Suriye’de Esad ile barışma çabalarımız devam ederken Esad devrildi. Anlaşılan istihbaratımız yeterli değilmiş. Kimsenin de yeterli olmadığı anlaşılıyor. Ancak, biz komşuyuz.
En büyük çelişkiler: Gazeteci Cemal Kaşıkçı’nın İstanbul’daki Suudi konsolosluğunda öldürülmesini defaatle en yüksek düzeyde ilan edip adamları rezil ettikten sonra ilişkilerde daha sonra U dönüşü yaptık. Benzer bir olay: FETÖ kalkışmasının arkasında olduğunu ilan ettiğimiz Birleşik Arap Emirliği ile sarmaş dolaş olup sonra bu iki ülkeden para dilendik.

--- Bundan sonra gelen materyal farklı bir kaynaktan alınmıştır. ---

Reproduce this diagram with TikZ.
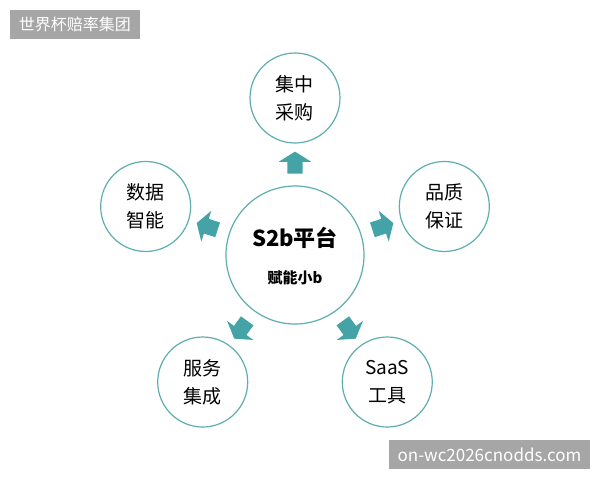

Mısır farklı mı? Sisi’nin iktidara getirilişini kınadıktan sonra Mısır liderini kırmızı halı ile karşıladık.
Tutuklanan Amerikalı rahibi iade etmeyeceğimizi ilan edip Trump tehdidi sonunda iade ettik.
Bir ara NATO askeri gemilerini Karadeniz’e davet ettikten sonra vazgeçtik.
Yunanistan ile ilişkiler ise gel-gitler! Bir ara bir “gece” ansızın geliriz dedikten sonra “gündüz” gittik.
İçeride ise fazla söylemeye gerek yok. En yüksek düzeyde çok geçmişte değil. Kürt meselesi yoktur dedikten sonra var olduğunu anladık.
Amma, bu konularda kimse yani tutarlılık konusunda Trump’ın eline su dökemez!